A year later, after consultants and an auditing firm seemed to have put ACORN back on course, McCoy says, “this thing popped up,” putting the organization back in the crosshairs.

ACORN quickly fired the staffers involved, suspended client intake at all of its offices and initiated an external review led by a panel that includes former White House Chief of Staff John Podesta. “We do not defend in any way what is shown (on the tapes), or shift blame elsewhere,” McCoy says. “ACORN condemns the actions of these employees.”

And yet, says Book, what’s missing from the ACORN stories is any sense of perspective or proportion. To hear the news media tell it, he says, ACORN is a giant political force cozy with one-time community organizer Barack Obama.

In fact, with offices in 75 cities in 40 states, ACORN is the biggest of a group of tiny organizations that set out in the ’60s and ’70s to organize low-income and minority communities following the era of civil rights legislation. Most of these organizations failed long ago, Book says, and ACORN nearly died in the ’80s, only to revive itself over the last 15 years.

The federal funding that ACORN receiveswhich Senate and House votes last week threatened to cut offis about $3 million a year (that’s million with an “m”); it’s no Enron, in other words, let alone a Bear Stearns or AIG.

In North Carolina, ACORN employs eight people, according to McCoy, and it operates on a annual budget of between $400,000 and $450,000.

Book has two employees in Durham, one of whom is on maternity leave. That makes it the biggest of ACORN’s four offices in North Carolina. A Raleigh office is intermittent and is currently run by a volunteer. The others are in Greensboro and Charlotte.

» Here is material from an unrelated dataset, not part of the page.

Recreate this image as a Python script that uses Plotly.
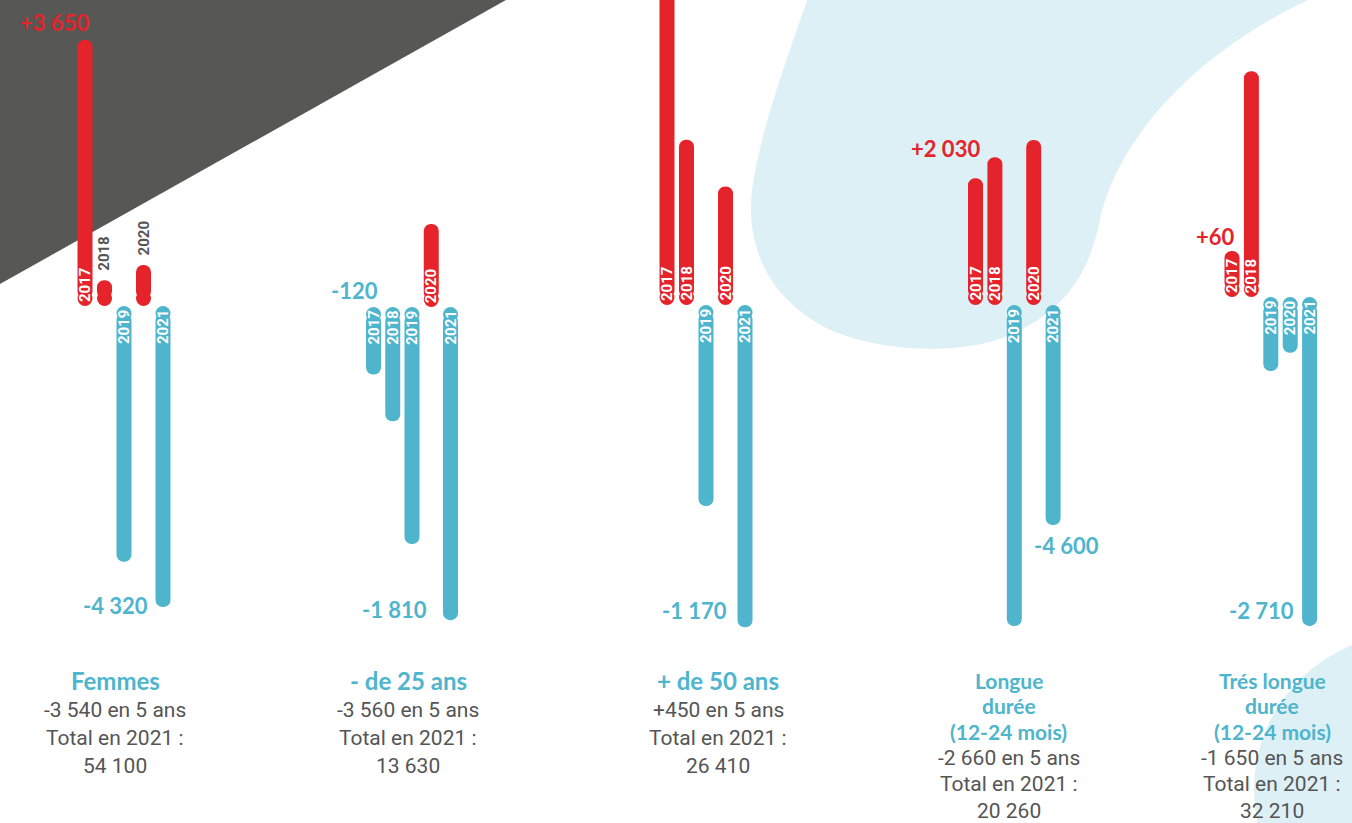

A graduate of Oberlin College in Ohio, a school with a long history of progressive activism, Book was drawn to ACORN because of its progressive mission and its “scrappy” style, which puts low-income people in charge as member-volunteers.

ACORN has 100 to 200 dues-paying members in Durham (dues are up to $10 a month) and another 300 or so who are non-paying, or associate, members, Book says.

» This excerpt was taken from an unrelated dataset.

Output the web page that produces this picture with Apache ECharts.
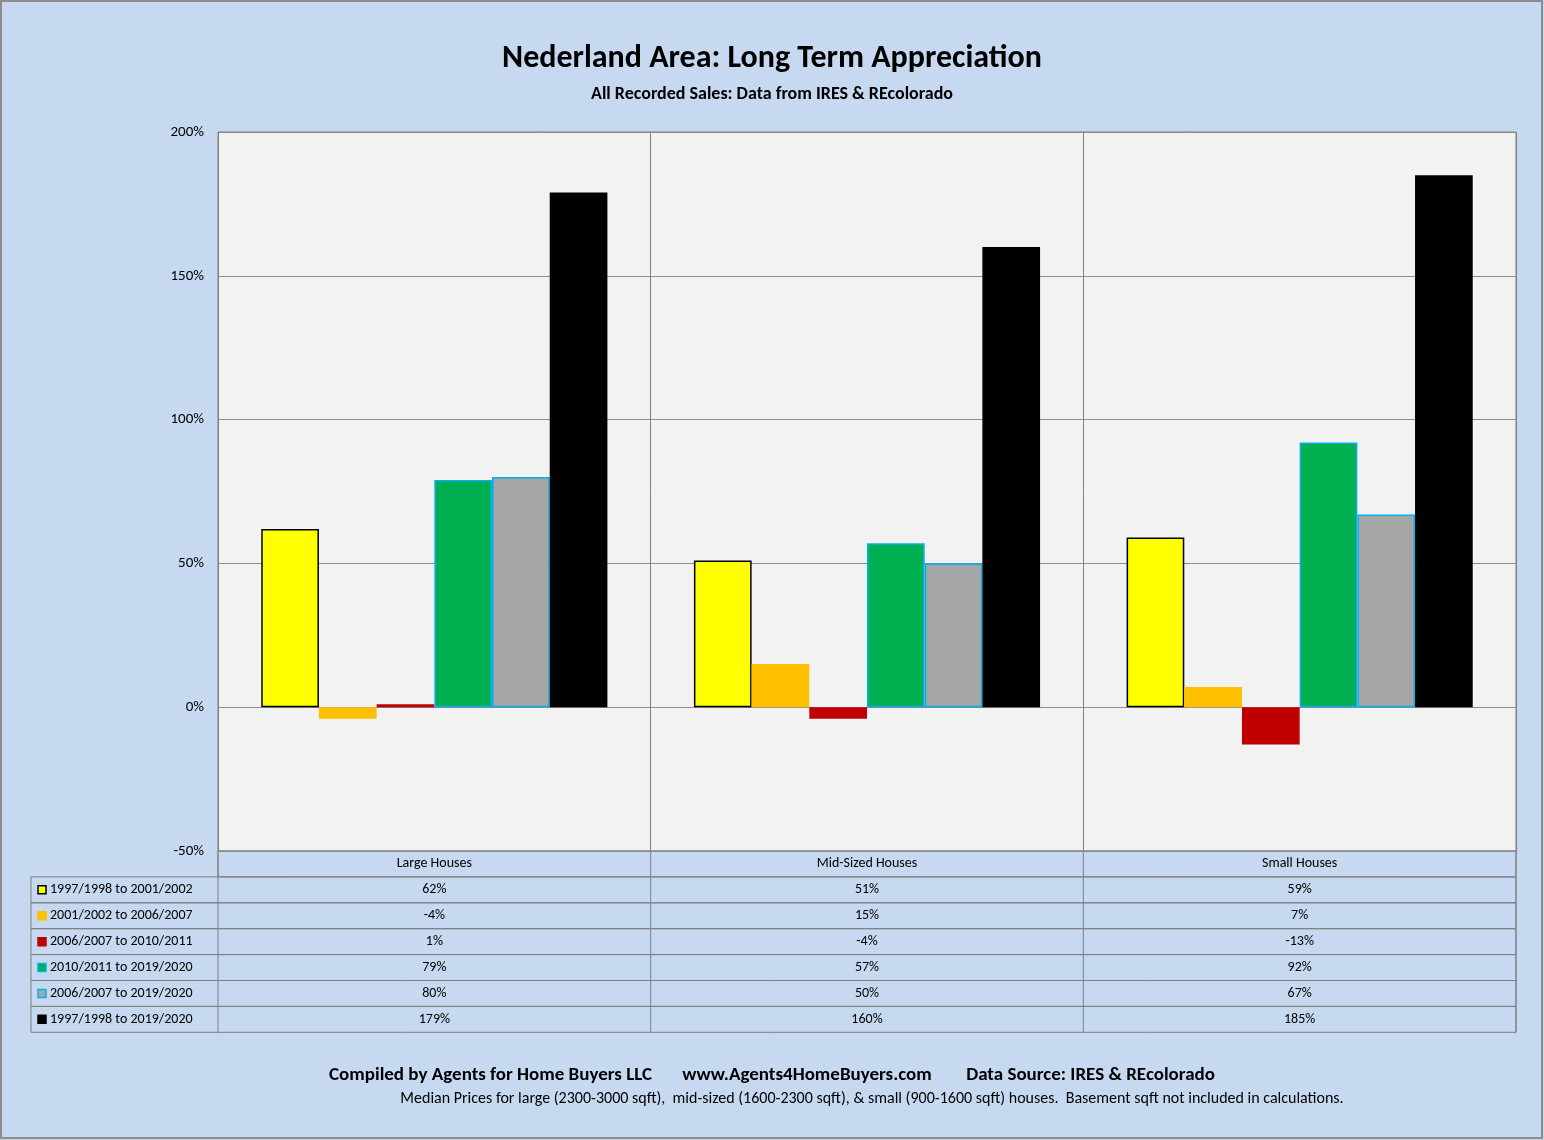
<!DOCTYPE html>
<html><head><meta charset="utf-8">
<script src="https://cdn.jsdelivr.net/npm/echarts@6/dist/echarts.min.js"></script>
<style>html,body{margin:0;padding:0;background:#c6d9f1}#main{width:1544px;height:1140px}</style>
</head><body><div id="main"></div>
<script>
var categories = ["Large Houses", "Mid-Sized Houses", "Small Houses"];
var seriesNames = ["1997/1998 to 2001/2002", "2001/2002 to 2006/2007", "2006/2007 to 2010/2011",
    "2010/2011 to 2019/2020", "2006/2007 to 2019/2020", "1997/1998 to 2019/2020"];
var values = [
    [62, 51, 59],
    [-4, 15, 7],
    [1, -4, -13],
    [79, 57, 92],
    [80, 50, 67],
    [179, 160, 185]
];
var colors = ["#ffff00", "#ffc000", "#c00000", "#00b050", "#a6a6a6", "#000000"];
var borders = ["#000000", "#ffc000", "#c00000", "#00b0f0", "#00b0f0", "#000000"];

var chart = echarts.init(document.getElementById("main"));
var L = 218, R = 1516, T = 132, B = 851, rowH = 25.9, tblL = 31;
var colW = (R - L) / categories.length;
var font = "Calibri, 'Open Sans', sans-serif";

var g = [];
// outer border
g.push({type: "rect", shape: {x: 1, y: 1, width: 1541, height: 1137}, style: {fill: "none", stroke: "#8c8c8c", lineWidth: 2}});
// table header row
g.push({type: "rect", shape: {x: L, y: B, width: R - L, height: rowH}, style: {fill: "none", stroke: "#7f7f7f", lineWidth: 1}});
categories.forEach(function (c, i) {
    g.push({type: "line", shape: {x1: L + colW * i, y1: B, x2: L + colW * i, y2: B + rowH * 7}, style: {stroke: "#7f7f7f"}});
    g.push({type: "text", x: L + colW * (i + 0.5), y: B + rowH / 2, style: {text: c, fill: "#000", font: "14px " + font, align: "center", verticalAlign: "middle"}});
});
g.push({type: "line", shape: {x1: R, y1: B, x2: R, y2: B + rowH * 7}, style: {stroke: "#7f7f7f"}});
seriesNames.forEach(function (n, s) {
    var y = B + rowH * (s + 1);
    g.push({type: "rect", shape: {x: tblL, y: y, width: R - tblL, height: rowH}, style: {fill: "none", stroke: "#7f7f7f", lineWidth: 1}});
    g.push({type: "rect", shape: {x: 38, y: y + rowH / 2 - 4, width: 8, height: 8}, style: {fill: colors[s], stroke: borders[s], lineWidth: 1.5}});
    g.push({type: "text", x: 50, y: y + rowH / 2, style: {text: n, fill: "#000", font: "14px " + font, verticalAlign: "middle"}});
    values[s].forEach(function (v, i) {
        g.push({type: "text", x: L + colW * (i + 0.5), y: y + rowH / 2, style: {text: v + "%", fill: "#000", font: "14px " + font, align: "center", verticalAlign: "middle"}});
    });
});
g.push({type: "text", x: 772, y: 1075, style: {text: "Compiled by Agents for Home Buyers LLC       www.Agents4HomeBuyers.com        Data Source: IRES & REcolorado", fill: "#000", font: "bold 19px " + font, align: "center", verticalAlign: "middle"}});
g.push({type: "text", x: 872, y: 1099, style: {text: "Median Prices for large (2300-3000 sqft),  mid-sized (1600-2300 sqft), & small (900-1600 sqft) houses.  Basement sqft not included in calculations.", fill: "#000", font: "16px " + font, align: "center", verticalAlign: "middle"}});

var option = {
    backgroundColor: "#c6d9f1",
    animation: false,
    title: {
        text: "Nederland Area: Long Term Appreciation",
        subtext: "All Recorded Sales: Data from IRES & REcolorado",
        left: "center", top: 38, itemGap: 10,
        textStyle: {fontSize: 32, fontWeight: "bold", color: "#000", fontFamily: font},
        subtextStyle: {fontSize: 18, fontWeight: "bold", color: "#000", fontFamily: font}
    },
    grid: {left: L, right: 1544 - R, top: T, bottom: 1140 - B, show: true, backgroundColor: "#f2f2f2", borderColor: "#7f7f7f", borderWidth: 1},
    xAxis: {
        type: "category", data: categories,
        axisLine: {show: false}, axisTick: {show: false}, axisLabel: {show: false},
        splitLine: {show: true, lineStyle: {color: "#7f7f7f"}}
    },
    yAxis: {
        type: "value", min: -50, max: 200, interval: 50,
        axisLine: {show: false}, axisTick: {show: false},
        axisLabel: {formatter: "{value}%", fontSize: 15, color: "#000", fontFamily: font, margin: 14},
        splitLine: {lineStyle: {color: "#8c8c8c"}}
    },
    series: seriesNames.map(function (n, s) {
        return {
            name: n, type: "bar", data: values[s], barGap: "0%", barCategoryGap: "20%",
            itemStyle: {color: colors[s], borderColor: borders[s], borderWidth: 1.5}
        };
    }),
    graphic: g
};
chart.setOption(option);
</script></body></html>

In Durham, ACORN’s organizing has focused on neighborhood issues like the need for better policing and improved drainage in northeast central Durham, as well as tenants’ rights campaigns at the low-income Lincoln Apartments and the Morehead Hills senior-citizens housing complex.

Such efforts, Book says, helped lead to enactment in the recent General Assembly session of a new tenants’ rights law, including minimum housing standards statewide.

ACORN is also working on such national issues as home foreclosures (with Durham staffers doing community outreach, referring potential clients to a national ACORN counseling hotline that is federally funded) and health care reform.

In North Carolina, ACORN and N.C. Fair Share are the two lead organizations for a national reform coalition called HCAN (Health Care for America Now) that receives much of its funding from organized labor. All year, McCoy, Book and Dustin Bayard, the volunteer-organizer in Raleigh, have been at the forefront of the fight for reform, including a robust public option.

ACORN’s style makes it an easy target for its critics, Book says. It believes in developing leadership from within, which in low-income communities can mean ex-offenders and folks with little education. Its policy objectives are based on their experiences, not gilded-edged studies.

This means listening to people’s struggles, tapping into their hopes and figuring out how, if they pull together, they can help themselves, Book says. “The way ACORN has survived, and my own experience with it, is that it’s been very creative at figuring out how to remain true to its mission and, without chasing the dollars, to keep on truckin’.”

This is why when he tunes into Fox News, Book hears a “witch hunt,” or what he terms “a neo-McCarthyism” intent on turning the failures of a handful of ACORN employees into an unseen conspiracy that all Americans should fear.

“ACORN has never been a popular group just because of the nature of the work it’s done,” he maintains. “But to claim that we’re somehow this giant army is just a scare tactic to frighten the progressive community. Let’s face it, a lot of the right wing doesn’t want low-income people and people of color to be empowered.”